## Data excerpt
□ □ □ □
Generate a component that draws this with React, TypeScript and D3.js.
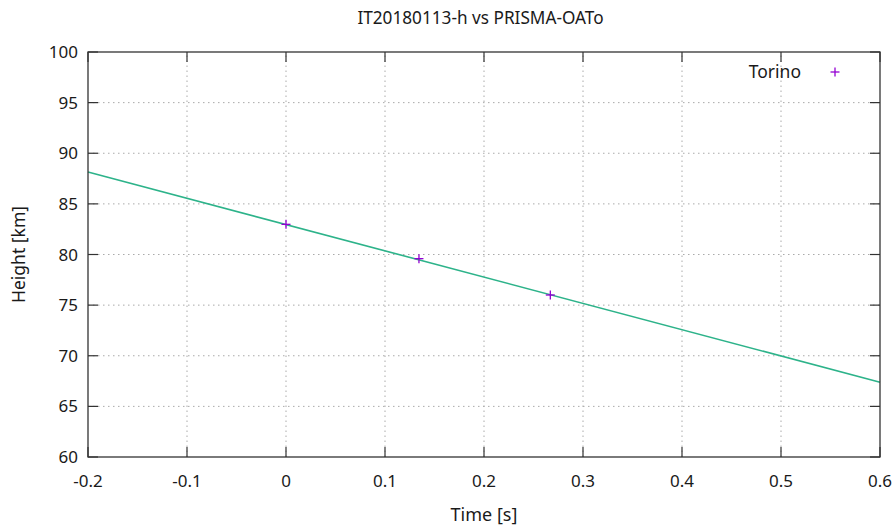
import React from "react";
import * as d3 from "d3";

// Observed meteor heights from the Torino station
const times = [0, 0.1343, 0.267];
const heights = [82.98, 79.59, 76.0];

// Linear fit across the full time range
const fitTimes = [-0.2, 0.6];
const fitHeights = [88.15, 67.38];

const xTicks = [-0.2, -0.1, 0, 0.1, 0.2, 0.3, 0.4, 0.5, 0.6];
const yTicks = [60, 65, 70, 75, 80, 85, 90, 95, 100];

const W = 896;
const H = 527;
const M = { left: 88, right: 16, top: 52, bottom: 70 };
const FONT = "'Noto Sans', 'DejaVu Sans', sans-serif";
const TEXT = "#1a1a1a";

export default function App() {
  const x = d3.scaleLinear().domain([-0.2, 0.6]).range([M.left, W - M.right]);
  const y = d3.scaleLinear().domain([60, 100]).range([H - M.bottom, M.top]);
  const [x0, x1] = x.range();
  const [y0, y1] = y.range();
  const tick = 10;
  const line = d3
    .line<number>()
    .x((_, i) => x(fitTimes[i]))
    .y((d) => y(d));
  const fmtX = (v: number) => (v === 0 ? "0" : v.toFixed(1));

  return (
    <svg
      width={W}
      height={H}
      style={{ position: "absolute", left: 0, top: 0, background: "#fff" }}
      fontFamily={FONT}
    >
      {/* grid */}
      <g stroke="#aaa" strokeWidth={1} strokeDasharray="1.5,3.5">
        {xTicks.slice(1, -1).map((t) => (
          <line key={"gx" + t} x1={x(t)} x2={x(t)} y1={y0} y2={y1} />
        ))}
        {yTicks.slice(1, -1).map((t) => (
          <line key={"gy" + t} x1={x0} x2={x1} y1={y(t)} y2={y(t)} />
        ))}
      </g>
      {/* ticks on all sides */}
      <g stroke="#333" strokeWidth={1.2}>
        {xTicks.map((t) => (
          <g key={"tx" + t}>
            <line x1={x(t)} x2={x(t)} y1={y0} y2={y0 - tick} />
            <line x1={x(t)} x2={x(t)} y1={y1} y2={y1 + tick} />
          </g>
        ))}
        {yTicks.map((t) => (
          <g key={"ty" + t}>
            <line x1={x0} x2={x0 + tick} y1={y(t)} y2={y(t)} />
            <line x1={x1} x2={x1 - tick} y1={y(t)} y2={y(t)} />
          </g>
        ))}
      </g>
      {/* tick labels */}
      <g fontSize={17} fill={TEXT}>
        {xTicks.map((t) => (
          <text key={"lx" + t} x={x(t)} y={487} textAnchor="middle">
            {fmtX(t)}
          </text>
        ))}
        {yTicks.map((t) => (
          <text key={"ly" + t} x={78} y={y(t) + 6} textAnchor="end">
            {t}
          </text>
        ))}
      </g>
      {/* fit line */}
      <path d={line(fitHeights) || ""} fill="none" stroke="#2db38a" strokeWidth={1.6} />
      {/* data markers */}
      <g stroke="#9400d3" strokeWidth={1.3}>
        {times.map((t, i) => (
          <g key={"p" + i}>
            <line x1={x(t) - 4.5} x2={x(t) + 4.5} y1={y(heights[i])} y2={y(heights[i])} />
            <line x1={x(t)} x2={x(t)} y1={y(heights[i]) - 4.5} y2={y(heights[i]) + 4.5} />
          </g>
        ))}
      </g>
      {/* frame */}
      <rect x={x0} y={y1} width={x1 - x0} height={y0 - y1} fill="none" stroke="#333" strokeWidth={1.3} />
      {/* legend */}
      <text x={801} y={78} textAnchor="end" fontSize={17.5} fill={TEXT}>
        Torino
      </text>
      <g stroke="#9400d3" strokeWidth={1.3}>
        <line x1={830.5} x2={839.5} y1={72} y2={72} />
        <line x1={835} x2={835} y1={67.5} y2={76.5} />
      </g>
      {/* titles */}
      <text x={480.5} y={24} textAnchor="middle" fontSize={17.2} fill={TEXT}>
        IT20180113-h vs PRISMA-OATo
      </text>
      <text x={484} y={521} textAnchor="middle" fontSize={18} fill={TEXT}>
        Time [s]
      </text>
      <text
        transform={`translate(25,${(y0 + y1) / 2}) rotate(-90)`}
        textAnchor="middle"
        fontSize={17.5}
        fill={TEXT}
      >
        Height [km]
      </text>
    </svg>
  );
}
□ □ □ □
## Work required
Return nothing but the lines running from the start of the data to the line with "const fmtX = (v: number)", please, both ends included and no pictures.

## Final result
Generate a component that draws this with React, TypeScript and D3.js.
import React from "react";
import * as d3 from "d3";

// Observed meteor heights from the Torino station
const times = [0, 0.1343, 0.267];
const heights = [82.98, 79.59, 76.0];

// Linear fit across the full time range
const fitTimes = [-0.2, 0.6];
const fitHeights = [88.15, 67.38];

const xTicks = [-0.2, -0.1, 0, 0.1, 0.2, 0.3, 0.4, 0.5, 0.6];
const yTicks = [60, 65, 70, 75, 80, 85, 90, 95, 100];

const W = 896;
const H = 527;
const M = { left: 88, right: 16, top: 52, bottom: 70 };
const FONT = "'Noto Sans', 'DejaVu Sans', sans-serif";
const TEXT = "#1a1a1a";

export default function App() {
  const x = d3.scaleLinear().domain([-0.2, 0.6]).range([M.left, W - M.right]);
  const y = d3.scaleLinear().domain([60, 100]).range([H - M.bottom, M.top]);
  const [x0, x1] = x.range();
  const [y0, y1] = y.range();
  const tick = 10;
  const line = d3
    .line<number>()
    .x((_, i) => x(fitTimes[i]))
    .y((d) => y(d));
  const fmtX = (v: number) => (v === 0 ? "0" : v.toFixed(1));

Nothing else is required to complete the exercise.